Но ксендз тоже был взволнован, и, когда в первый раз обратился к прихожанам со словами: «Dominus vobiscum!»[266] – голос его дрогнул; когда же он принялся читать святое Евангелие и все сабли разом обнажились в знак того, что Лауда всегда готова защищать веру, а в костеле посветлело от блеска стали, то едва сумел дочитать до конца.
Потом все с благоговейным одушевлением пропели «Святый Боже», и месса закончилась, но ксендз, спрятав Святые Дары в ковчежец и прочтя последнюю молитву, вновь повернулся лицом к собравшимся в знак того, что хочет говорить.

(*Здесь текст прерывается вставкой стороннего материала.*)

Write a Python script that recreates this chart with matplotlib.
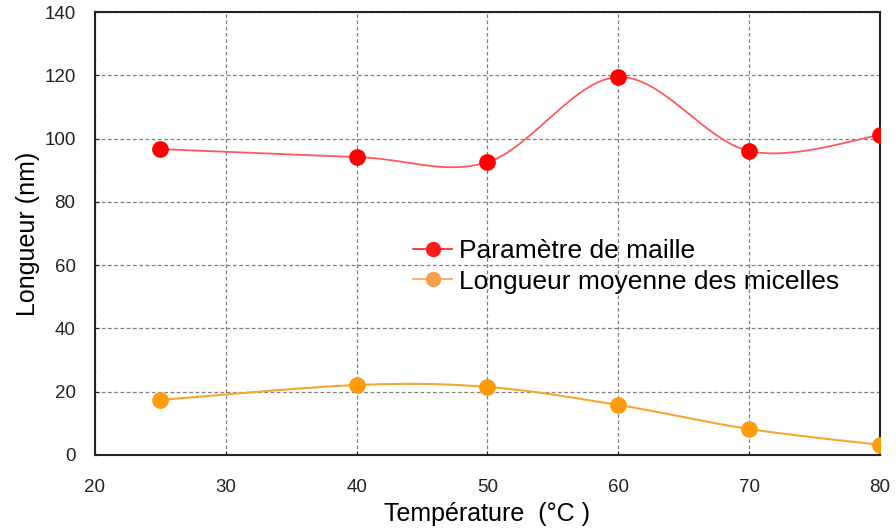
import numpy as np
import matplotlib
matplotlib.use("Agg")
import matplotlib.pyplot as plt

plt.rcParams['font.family'] = ['Liberation Sans', 'DejaVu Sans']

temperature = [25, 40, 50, 60, 70, 80]
maille = [96.7, 94.2, 92.6, 119.5, 96.1, 101.1]
micelles = [17.4, 22.1, 21.5, 15.8, 8.2, 3.2]


def smooth(x, y, n=40):
    # Excel-like smoothed line: cubic bezier with catmull-rom control points
    x = np.asarray(x, float)
    y = np.asarray(y, float)
    px = np.concatenate([[x[0]], x, [x[-1]]])
    py = np.concatenate([[y[0]], y, [y[-1]]])
    xs, ys = [], []
    t = np.linspace(0, 1, n)
    for i in range(1, len(px) - 2):
        p0 = np.array([px[i], py[i]])
        p3 = np.array([px[i + 1], py[i + 1]])
        p1 = p0 + (np.array([px[i + 1], py[i + 1]]) - np.array([px[i - 1], py[i - 1]])) / 6
        p2 = p3 - (np.array([px[i + 2], py[i + 2]]) - np.array([px[i], py[i]])) / 6
        b = ((1 - t) ** 3)[:, None] * p0 + (3 * (1 - t) ** 2 * t)[:, None] * p1 \
            + (3 * (1 - t) * t ** 2)[:, None] * p2 + (t ** 3)[:, None] * p3
        xs.extend(b[:, 0])
        ys.extend(b[:, 1])
    return np.array(xs), np.array(ys)


fig = plt.figure(figsize=(8.96, 5.29), dpi=100)
ax = fig.add_axes([0.106, 0.140, 0.876, 0.837])

sx, sy = smooth(temperature, maille)
ax.plot(sx, sy, color='#ff5a5a', lw=1.3, zorder=3)
ax.plot(temperature, maille, 'o', color='#ff0000', ms=11, zorder=4)
sx, sy = smooth(temperature, micelles)
ax.plot(sx, sy, color='#f7a531', lw=1.5, zorder=3)
ax.plot(temperature, micelles, 'o', color='#ff9c0a', ms=11, zorder=4)

# legend handles
ax.plot([], [], '-o', color='#ff1a1a', ms=10, lw=1.2, label='Paramètre de maille')
ax.plot([], [], '-o', color='#f5a04d', ms=10, lw=1.2, label='Longueur moyenne des micelles')
ax.legend(loc='upper left', bbox_to_anchor=(0.449, 0.568), bbox_transform=fig.transFigure,
          frameon=False, fontsize=19, handlelength=1.5, handletextpad=0.25,
          labelspacing=0.25, borderaxespad=0)

ax.set_xlim(20, 80)
ax.set_ylim(0, 140)
ax.set_xticks(np.arange(20, 81, 10))
ax.set_yticks(np.arange(0, 141, 20))
ax.grid(True, linestyle=(0, (3, 2)), color='#808080', lw=0.9)
ax.tick_params(labelsize=13.5, length=3, direction='in', colors='#222222')
ax.tick_params(axis='y', pad=14)
ax.tick_params(axis='x', pad=17)
for s in ax.spines.values():
    s.set_linewidth(1.5)
    s.set_color('#222222')
ax.set_xlabel('Température  (°C )', fontsize=18, labelpad=5)
ax.set_ylabel('Longueur (nm)', fontsize=18, labelpad=3)

fig.savefig('out.png', dpi=100)
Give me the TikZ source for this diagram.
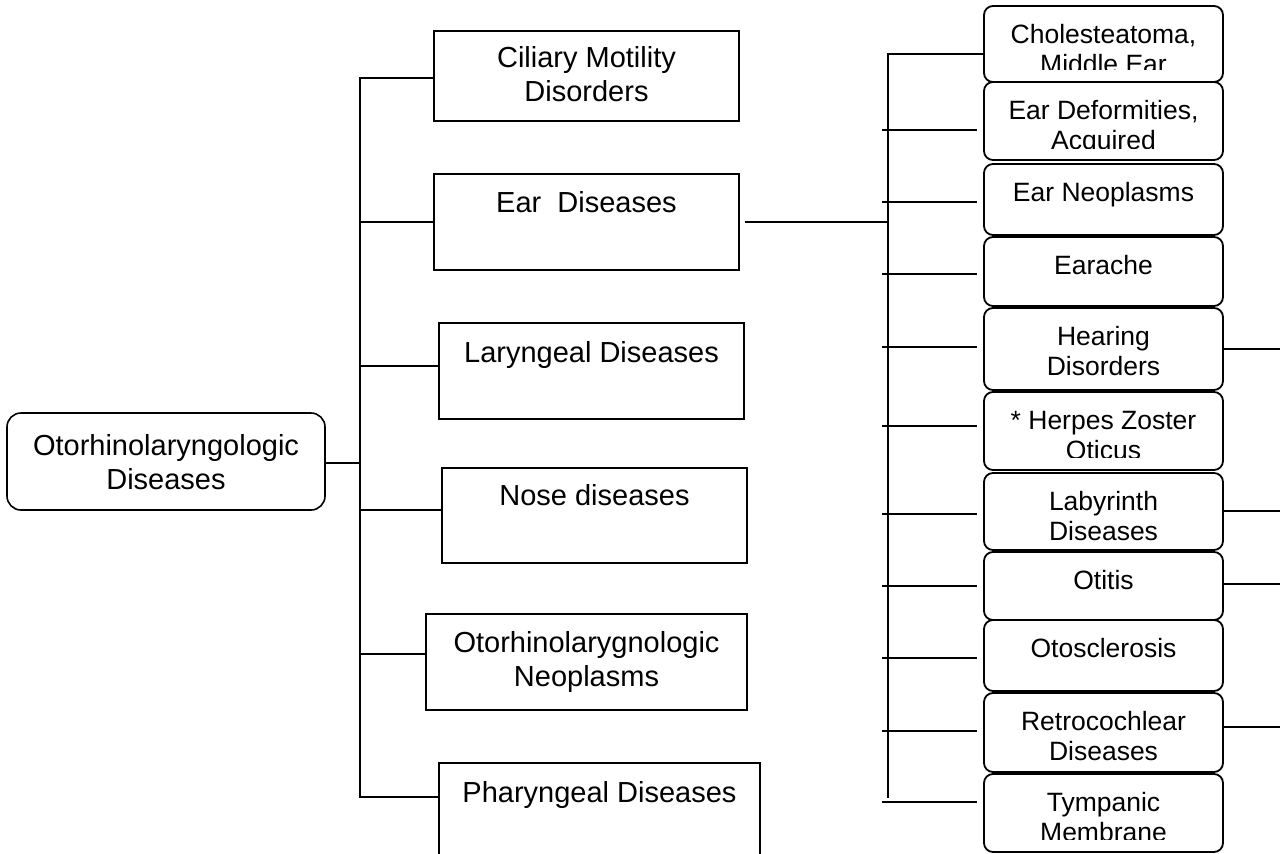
\documentclass[tikz,border=0pt]{standalone}
\usepackage{fontspec}
\setmainfont{Liberation Sans}
\newcommand\mkbox[6]{% style, name, x1, y1, x2, y2
  \node[#1, minimum width={#5-#3}, minimum height={#6-#4}] (#2) at ({(#3+#5)/2},{(#4+#6)/2}) {};}
\newcommand\rbxA[4]{% name, top, bottom, line
  \node[rbox, minimum width=239, minimum height={#3-#2}] (#1) at (1103.5,{(#2+#3)/2}) {};
  \begin{scope}
    \clip (986,#2) rectangle (1221,{#3-10});
    \node[rtxt] (#1a) at (1103.5,{#2+37}) {#4};
  \end{scope}}
\newcommand\rbxB[6]{% name, top, bottom, line1, line2, text clip inset
  \node[rbox, minimum width=239, minimum height={#3-#2}] (#1) at (1103.5,{(#2+#3)/2}) {};
  \begin{scope}
    \clip (986,#2) rectangle (1221,{#3-#6});
    \node[rtxt] (#1a) at (1103.5,{#2+37}) {#4};
    \node[rtxt] (#1b) at (1103.5,{#2+67.5}) {#5};
  \end{scope}}
\begin{document}
\begin{tikzpicture}[x=1pt,y=-1pt,
  lbox/.style={draw, line width=1.6pt, fill=white, inner sep=0pt},
  rootbox/.style={lbox, rounded corners=14pt},
  rbox/.style={draw, line width=1.8pt, fill=white, rounded corners=9pt, inner sep=0pt},
  ltxt/.style={anchor=base, inner sep=0pt, font=\fontsize{29}{34}\selectfont},
  rtxt/.style={anchor=base, inner sep=0pt, font=\fontsize{26.5}{30}\selectfont},
  conn/.style={line width=1.6pt}]
\clip (0,0) rectangle (1280,854);
\fill[white] (0,0) rectangle (1280,854);

% root
\mkbox{rootbox}{root}{7}{413}{325}{510}
\node[ltxt] (rootA) at (166,455) {Otorhinolaryngologic};
\node[ltxt] (rootB) at (166,489) {Diseases};

% left column
\mkbox{lbox}{cil}{434}{31}{739}{121}
\node[ltxt] (cilA) at (586.5,67) {Ciliary Motility};
\node[ltxt] (cilB) at (586.5,101) {Disorders};
\mkbox{lbox}{ear}{434}{174}{739}{270}
\node[ltxt] (earA) at (586.5,212) {Ear\ \ Diseases};
\mkbox{lbox}{lar}{439}{323}{744}{419}
\node[ltxt] (larA) at (591.5,362) {Laryngeal Diseases};
\mkbox{lbox}{nose}{442}{468}{747}{563}
\node[ltxt] (noseA) at (594.5,505) {Nose diseases};
\mkbox{lbox}{neo}{426}{614}{747}{710}
\node[ltxt] (neoA) at (586.5,652) {Otorhinolarygnologic};
\node[ltxt] (neoB) at (586.5,686) {Neoplasms};
\mkbox{lbox}{phar}{439}{763}{760}{900}
\node[ltxt] (pharA) at (599.5,802) {Pharyngeal Diseases};

% left connectors
\coordinate (lt) at (360,78);
\coordinate (lb) at (360,797);
\draw[conn] (lt -| cil.west) -- (lt) -- (lb) -- (lb -| phar.west);
\draw[conn] ([yshift=-1.5pt]root.east) -- ([yshift=-1.5pt]root.east -| lt);
\draw[conn] (ear.west) -- (ear.west -| lt);
\draw[conn] ([yshift=5pt]lar.west) -- ([yshift=5pt]lar.west -| lt);
\draw[conn] ([yshift=5.5pt]nose.west) -- ([yshift=5.5pt]nose.west -| lt);
\draw[conn] ([yshift=8pt]neo.west) -- ([yshift=8pt]neo.west -| lt);

% right column
\rbxB{chol}{6}{82}{Cholesteatoma,}{Middle Ear}{13}
\rbxB{def}{82}{160}{Ear Deformities,}{Acquired}{12}
\rbxA{eneo}{164}{235}{Ear Neoplasms}
\rbxA{ache}{237}{306}{Earache}
\rbxB{hear}{308}{390}{Hearing}{Disorders}{8}
\rbxB{herp}{392}{470}{* Herpes Zoster}{Oticus}{13}
\rbxB{lab}{473}{550}{Labyrinth}{Diseases}{7}
\rbxA{otit}{552}{620}{Otitis}
\rbxA{otos}{620}{691}{Otosclerosis}
\rbxB{retro}{693}{772}{Retrocochlear}{Diseases}{8}
\rbxB{tymp}{774}{852}{Tympanic}{Membrane}{13}

% right connectors
\coordinate (st) at (888,54);
\coordinate (sb) at (888,798);
\draw[conn] (st -| chol.west) -- (st) -- (sb);
\draw[conn] ([xshift=5pt]ear.east) -- (ear.east -| st);
\coordinate (bdef) at (882,130);
\coordinate (beneo) at (882,202);
\coordinate (bache) at (882,274);
\coordinate (bhear) at (882,347);
\coordinate (bherp) at (882,426);
\coordinate (blab) at (882,514);
\coordinate (botit) at (882,586);
\coordinate (botos) at (882,658);
\coordinate (bretro) at (882,731);
\coordinate (btymp) at (882,802);
\foreach \n in {def,eneo,ache,hear,herp,lab,otit,otos,retro,tymp}
  \draw[conn] (b\n) -- ([xshift=-6pt]b\n -| \n.west);

% outgoing stubs
\draw[conn] (hear.east) -- ++(70,0);
\draw[conn] ([yshift=0.5pt]lab.east) -- ++(70,0);
\draw[conn] ([yshift=2pt]otit.east) -- ++(70,0);
\draw[conn] ([yshift=5.5pt]retro.east) -- ++(70,0);
\end{tikzpicture}
\end{document}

Сделалось тихо; ксендз сначала в теплых словах поздравил воинов с возвращением, а затем объявил, что сейчас будет прочитано послание короля, привезенное полковником лауданской хоругви.
Стало еще тише, и вот от алтаря на весь храм прозвучало:
– «Мы, Ян Казимир, король Польский, Великий князь Литовский, Мазовецкий, Прусский, и проч., и проч., во имя Отца, и Сына, и Святого Духа, аминь.
Яко мерзостные злодеяния дурных людей противу королевской власти и отечества прежде, нежели содеявшие их пред небесным судом предстанут, на земле подлежат наказанью, точно так же, вящей справедливости ради, и добродетели надлежит награда, каковая самое добродетель блеском славы должна украсить, а потомков побудить во всем следовать достойным примерам.
Посему доводим до сведения всего рыцарского сословия, то бишь людей военного и гражданского звания, исправляющих должности cuiusvis dignitatis et praeeminentiae[267], а также всех граждан Великого княжества Литовского и нашего Жмудского староства, что, каковы бы ни были gravamina[268], порочащие имя любезного нашему сердцу пана Анджея Кмицица, хорунжего оршанского, все они, coram[269] его последующих заслуг и подвигов, должны быть вычеркнуты из памяти людской, дабы впредь ни в какой мере не умаляли чести и славы вышепоименованного хорунжего оршанского».
Тут ксендз прервал чтение и взглянул на скамью, где сидел пан Анджей, а тот привстал на минуту и снова сел, откинув голову на спинку скамьи, и закрыл глаза, словно в беспамятстве.
А все взоры устремились на него, все уста зашептали:
– Пан Кмициц! Кмициц! Кмициц!.. Вон там, возле Биллевичей!